Personal branding was supposed to be a tool, not an identity. But somewhere along the way, we confused visibility with value, engagement with worth.
In an era obsessed with personal branding, perhaps the bravest act is to remain deeply, unapologetically human – to let your brand breathe with you, to let it stumble and rise, just as you do. Because at the end of the day, no one is inspired by a brand that is perfectly polished yet lifeless.
They are inspired by those who remain real in a world demanding perfection.
So, if you’re feeling brand fatigue today, take a pause. Remember who you are when you’re not performing, remember your quirks. Reconnect with the messy, beautiful, unbranded you. As Robert Greene once said, “Always stick to what makes you weird, odd, strange, different. That’s your source of power.” They are not deviations from your brand – they are its true foundation, one that gives you the freedom to live fully – not just to be admired, but to be truly alive.

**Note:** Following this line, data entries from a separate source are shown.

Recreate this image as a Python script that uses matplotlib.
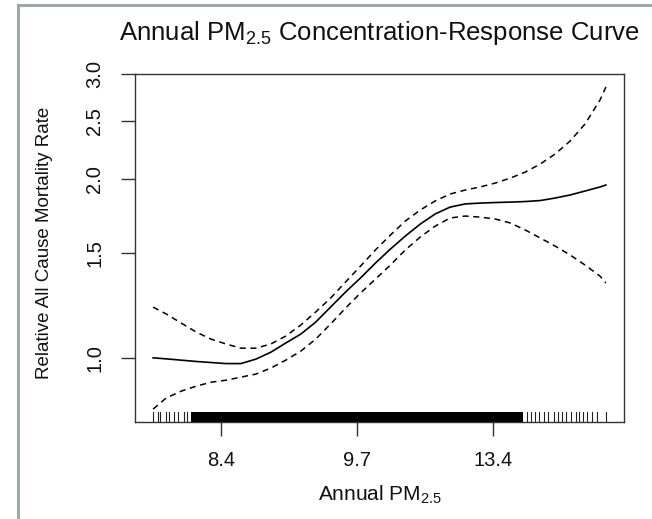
import matplotlib
matplotlib.use('Agg')
import matplotlib.pyplot as plt
import matplotlib.transforms as mtransforms
from matplotlib.lines import Line2D

plt.rcParams['font.family'] = ['Liberation Sans', 'DejaVu Sans']
plt.rcParams['mathtext.default'] = 'regular'

# position along the (rank-scaled) exposure axis, 0..10
pos = [0, 0.29, 0.62, 0.95, 1.28, 1.61, 1.94, 2.27, 2.60, 2.93, 3.26,
       3.59, 3.92, 4.25, 4.58, 4.91, 5.24, 5.57, 5.90, 6.23, 6.56, 6.89,
       7.22, 7.56, 7.89, 8.22, 8.55, 8.88, 9.21, 9.54, 9.87, 10.0]
fit = [1.001, 0.997, 0.992, 0.987, 0.983, 0.979, 0.979, 0.996, 1.023, 1.060,
       1.097, 1.149, 1.218, 1.291, 1.363, 1.444, 1.524, 1.603, 1.679, 1.746,
       1.793, 1.815, 1.821, 1.825, 1.828, 1.832, 1.839, 1.857, 1.879, 1.908,
       1.938, 1.953]
upper = [1.218, 1.186, 1.145, 1.106, 1.076, 1.056, 1.039, 1.039, 1.056, 1.089,
         1.136, 1.195, 1.261, 1.342, 1.427, 1.519, 1.609, 1.699, 1.773, 1.836,
         1.886, 1.915, 1.938, 1.968, 2.006, 2.053, 2.118, 2.202, 2.315, 2.473,
         2.713, 2.853]
lower = [0.821, 0.857, 0.880, 0.897, 0.911, 0.918, 0.929, 0.940, 0.962, 0.992,
         1.027, 1.076, 1.141, 1.213, 1.286, 1.357, 1.433, 1.519, 1.597, 1.666,
         1.719, 1.732, 1.725, 1.712, 1.686, 1.641, 1.591, 1.542, 1.490, 1.433,
         1.373, 1.337]

# rug of observations: sparse ends + dense middle block
rug_left = [0, 0.10, 0.16, 0.29, 0.35, 0.46, 0.55, 0.68, 0.75]
rug_dense = (0.84, 8.17)
rug_right = [8.26, 8.35, 8.44, 8.52, 8.63, 8.72, 8.85, 8.94, 9.03, 9.12,
             9.23, 9.34, 9.41, 9.49, 9.58, 9.69, 9.80, 10.0]

xtick_pos = [1.5, 4.5, 7.5]
xtick_lab = ['8.4', '9.7', '13.4']
ytick_val = [1.0, 1.5, 2.0, 2.5, 3.0]

W, H = 652, 519
fig = plt.figure(figsize=(W / 100, H / 100), dpi=100)

# gray frame lines at left and top
border = '#9ea8a8'
fig.add_artist(Line2D([18 / W, 18 / W], [0, 1 - 5 / H], color=border, lw=2.2,
                      transform=fig.transFigure))
fig.add_artist(Line2D([18 / W, 1], [1 - 5 / H, 1 - 5 / H], color=border, lw=2.2,
                      transform=fig.transFigure))

ax = fig.add_axes([135 / W, 1 - 422 / H, 489 / W, 348 / H])

ax.plot(pos, fit, color='black', lw=1.2)
ax.plot(pos, upper, color='black', lw=1.1, dashes=(4, 3))
ax.plot(pos, lower, color='black', lw=1.1, dashes=(4, 3))

trans = mtransforms.blended_transform_factory(ax.transData, ax.transAxes)
for r in rug_left + rug_right:
    ax.plot([r, r], [0, 0.03], color='#222222', lw=0.8, transform=trans)
ax.fill_between(list(rug_dense), 0, 0.03, color='black', lw=0, transform=trans)

ax.set_yscale('log')
ax.set_xlim(-0.4, 10.4)
ax.set_ylim(0.781, 3.0)
ax.set_yticks(ytick_val)
ax.set_yticklabels(['%.1f' % v for v in ytick_val], rotation=90, va='center')
ax.yaxis.set_minor_locator(matplotlib.ticker.NullLocator())
ax.set_xticks(xtick_pos)
ax.set_xticklabels(xtick_lab)

ax.tick_params(axis='both', direction='out', length=10, width=1.0, color='#333333',
               labelsize=14.5, labelcolor='#111111')
ax.tick_params(axis='x', pad=11)
ax.tick_params(axis='y', pad=12)
for s in ax.spines.values():
    s.set_color('#333333')
    s.set_linewidth(1.0)

fig.text(379.5 / W, 1 - 33 / H, 'Annual PM$_{2.5}$ Concentration-Response Curve',
         ha='center', va='center', fontsize=18.5, color='#111111')
fig.text(379.5 / W, 1 - 495 / H, 'Annual PM$_{2.5}$', ha='center', va='center',
         fontsize=15, color='#111111')
fig.text(45 / W, 1 - 243 / H, 'Relative All Cause Mortality Rate', ha='center',
         va='center', rotation=90, fontsize=13.5, color='#111111')

fig.savefig('out.png', dpi=100)
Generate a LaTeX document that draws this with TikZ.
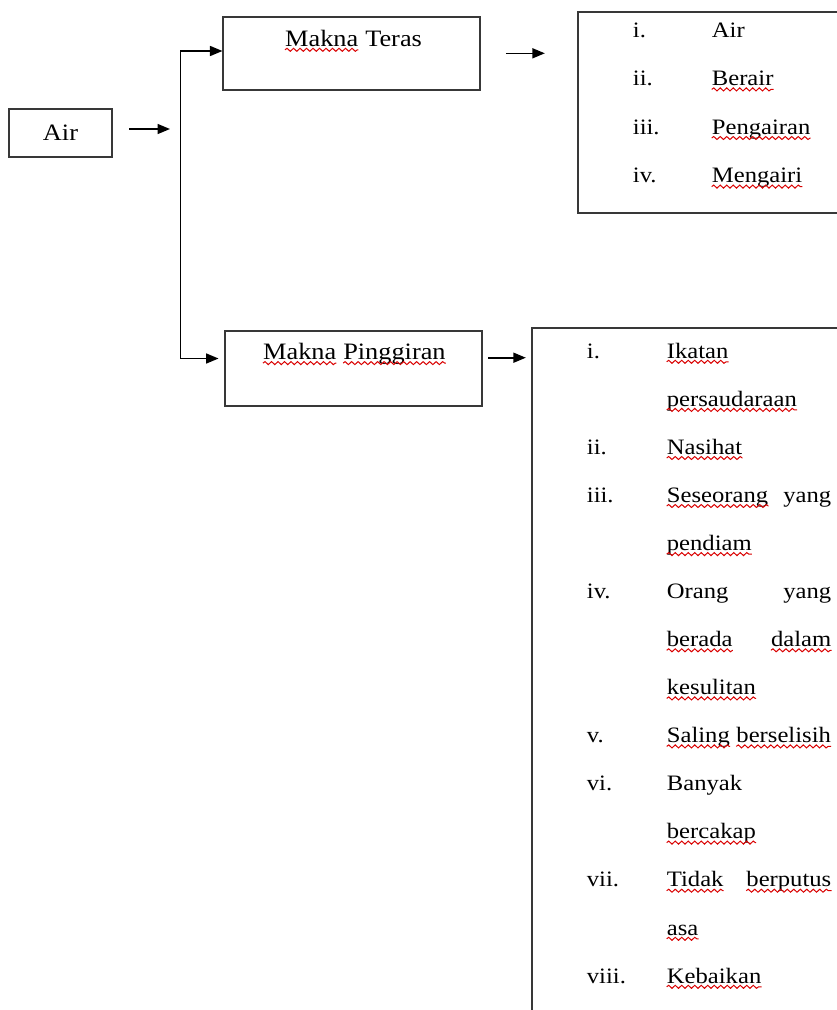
\documentclass[tikz,border=0pt]{standalone}
\usepackage{fontspec}
\setmainfont{Liberation Serif}[FakeStretch=1.12]
\usetikzlibrary{arrows.meta,decorations.pathmorphing}
\newcommand{\txtfont}{\fontsize{22}{26}\selectfont}
\newcommand{\hdfont}{\fontsize{23.5}{28}\selectfont}
\newcommand{\sq}[1]{\draw[squig] ([yshift=-3.8pt]#1.base west) -- ([yshift=-3.8pt]#1.base east);}
\begin{document}
\begin{tikzpicture}[x=1pt,y=-1pt,
  box/.style={draw=black!78, line width=1.8pt, inner sep=0pt, rectangle, font=\hdfont},
  arr/.style={-{Triangle[length=12.5pt,width=10pt]}, line width=1.6pt, draw=black},
  w/.style={anchor=base west, inner sep=0pt, font=\txtfont},
  we/.style={anchor=base east, inner sep=0pt, font=\txtfont},
  hw/.style={anchor=base west, inner sep=0pt, font=\hdfont},
  squig/.style={draw=red!85!black, line width=1pt, decorate,
     decoration={snake, amplitude=1.5pt, segment length=6.5pt}}
]
\useasboundingbox (0,0) rectangle (837,1010);
\clip (0,0) rectangle (837,1010);

% boxes
\node[box, minimum width=102.4pt, minimum height=47.4pt] (air) at (60.5,133) {Air};
\node[box, minimum width=256.7pt, minimum height=73.3pt] (teras) at (351.7,53.3) {};
\node[box, minimum width=256.7pt, minimum height=74.7pt] (ping) at (353.3,368.3) {};
\node[box, minimum width=322.3pt, minimum height=201pt] (list1) at (738.9,112.8) {};
\node[box, minimum width=368.3pt, minimum height=800pt] (list2) at (715.9,728.3) {};

% connectors
\coordinate (a0) at (129,129);
\coordinate (jin) at (170,129);
\coordinate (jtop) at (180.5,51);
\coordinate (jbot) at (180.5,358.5);
\coordinate (p0) at (488.3,357.7);
\draw[arr] (a0) -- (jin);
\draw[arr] (jbot) -- (jtop) -- (jtop -| teras.west);
\draw[arr, shorten >=5.5pt] (jtop) -- (jbot) -- (jbot -| ping.west);
\draw[arr] ([xshift=25pt]teras.east) -- ([xshift=-32pt]list1.west |- teras.east);
\draw[arr, shorten >=5pt] (p0) -- (p0 -| list2.west);

% headers
\node[hw] (mt1) at (285,46) {Makna};
\node[hw] (mt2) at ([xshift=6.6pt]mt1.base east) {Teras};
\sq{mt1}
\node[hw] (mp1) at (263,359.3) {Makna};
\node[hw] (mp2) at ([xshift=6.6pt]mp1.base east) {Pinggiran};
\sq{mp1} \sq{mp2}

% top list
\node[w] (n1a) at (632.7,37) {i.};
\node[w] (t1a) at (711.7,37) {Air};
\node[w] (n1b) at (632.7,85.6) {ii.};
\node[w] (t1b) at (711.7,85.6) {Berair};
\node[w] (n1c) at (632.7,134.2) {iii.};
\node[w] (t1c) at (711.7,134.2) {Pengairan};
\node[w] (n1d) at (632.7,182.8) {iv.};
\node[w] (t1d) at (711.7,182.8) {Mengairi};
\sq{t1b} \sq{t1c} \sq{t1d}

% bottom list
\node[w] (n2a) at (586.7,358) {i.};
\node[w] (r0) at (666.7,358) {Ikatan};
\node[w] (r1) at (666.7,406.1) {persaudaraan};
\node[w] (n2b) at (586.7,454.2) {ii.};
\node[w] (r2) at (666.7,454.2) {Nasihat};
\node[w] (n2c) at (586.7,502.2) {iii.};
\node[w] (r3) at (666.7,502.2) {Seseorang};
\node[we] (r3b) at (831.5,502.2) {yang};
\node[w] (r4) at (666.7,550.3) {pendiam};
\node[w] (n2d) at (586.7,598.4) {iv.};
\node[w] (r5) at (666.7,598.4) {Orang};
\node[we] (r5b) at (831.5,598.4) {yang};
\node[w] (r6) at (666.7,646.5) {berada};
\node[we] (r6b) at (831.5,646.5) {dalam};
\node[w] (r7) at (666.7,694.6) {kesulitan};
\node[w] (n2e) at (586.7,742.6) {v.};
\node[w] (r8) at (666.7,742.6) {Saling};
\node[w] (r8b) at ([xshift=6.2pt]r8.base east) {berselisih};
\node[w] (n2f) at (586.7,790.7) {vi.};
\node[w] (r9) at (666.7,790.7) {Banyak};
\node[w] (r10) at (666.7,838.8) {bercakap};
\node[w] (n2g) at (586.7,886.9) {vii.};
\node[w] (r11) at (666.7,886.9) {Tidak};
\node[we] (r11b) at (831.5,886.9) {berputus};
\node[w] (r12) at (666.7,935) {asa};
\node[w] (n2h) at (586.7,983) {viii.};
\node[w] (r13) at (666.7,983) {Kebaikan};
\sq{r0} \sq{r1} \sq{r2} \sq{r3} \sq{r4} \sq{r6} \sq{r6b} \sq{r7}
\sq{r8} \sq{r8b} \sq{r10} \sq{r11} \sq{r11b} \sq{r12} \sq{r13}
\end{tikzpicture}
\end{document}
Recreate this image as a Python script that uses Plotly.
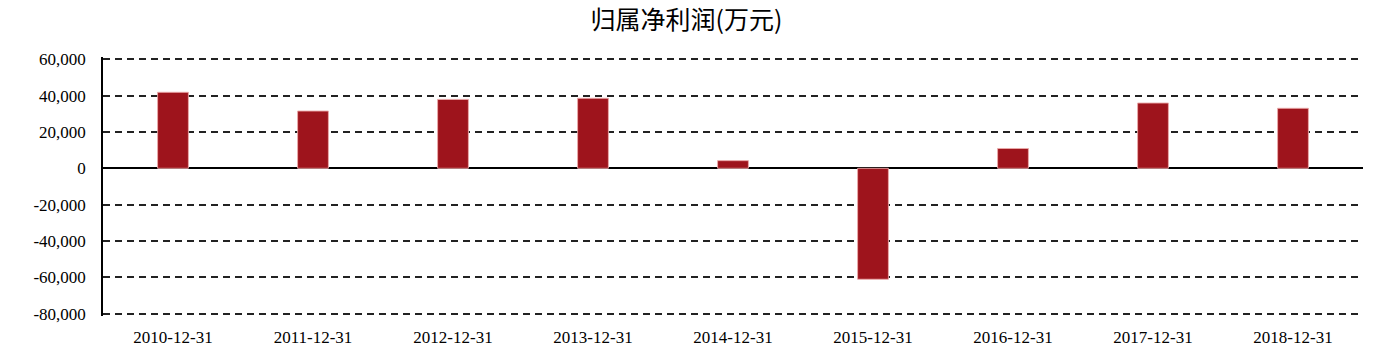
import plotly.graph_objects as go

categories = ["2010-12-31", "2011-12-31", "2012-12-31", "2013-12-31", "2014-12-31",
              "2015-12-31", "2016-12-31", "2017-12-31", "2018-12-31"]
profit = [41800, 31500, 37900, 38500, 4200, -61000, 10900, 35900, 33000]
y_ticks = [60000, 40000, 20000, 0, -20000, -40000, -60000, -80000]
y_labels = ["60,000", "40,000", "20,000", "0", "-20,000", "-40,000", "-60,000", "-80,000"]

fig = go.Figure()
fig.add_trace(go.Bar(
    x=categories, y=profit,
    marker=dict(color="#9E141C", line=dict(color="rgba(235,170,170,0.9)", width=1)),
))

fig.update_layout(
    width=1398, height=364,
    margin=dict(l=103, r=35, t=57, b=48),
    paper_bgcolor="white", plot_bgcolor="white",
    bargap=0.78,
    showlegend=False,
    title=dict(text="归属净利润(万元)", x=0.491, xanchor="center", y=0.945, yanchor="middle",
               font=dict(family="Noto Sans CJK SC", size=25, color="black")),
    font=dict(family="Liberation Serif", size=17, color="black"),
)
fig.update_xaxes(
    type="category", showgrid=False, showline=False, zeroline=False,
    ticks="", ticklabelstandoff=9,
    tickfont=dict(family="Liberation Serif", size=17, color="black"),
)
fig.update_yaxes(
    range=[-81200, 61200], tickvals=y_ticks, ticktext=y_labels,
    showgrid=True, gridcolor="#222222", griddash="7px,5px", gridwidth=1.5,
    zeroline=True, zerolinecolor="black", zerolinewidth=1.5,
    showline=True, linecolor="black", linewidth=1.5,
    ticks="", ticklabelstandoff=12,
    tickfont=dict(family="Liberation Serif", size=17, color="black"),
)

fig.write_html("out.html")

As I unlock my thoughts so far, let me share a quiet truth with you:
Yes, I practice personal branding too– but mine is a silent kind.
My thoughts remain wholly mine, unfiltered in their beautiful messiness. I feel no compulsion to prune them to perfection, or post them regularly on my Insta feeds or social handles just to garner appreciation and eventually build a band of followers.
Sometimes I write, sometimes I retreat into silence. Either way, it doesn’t matter.
Because I have never felt the need to march to the rhythms the world demands. I carry my notes – deep, honest, and uninhibited.
And to me, that’s what it means to be branding authentically, at my own pace, in my freedom. I choose to gracefully ignore the clamor of immediacy that hums behind me, the restless sounds of a world huddled together in its noisy rush. And that makes me stand out.
So, what about you? Will you keep casting yourself to the algorithmic rhythm, or choose to shine in your silent shimmer?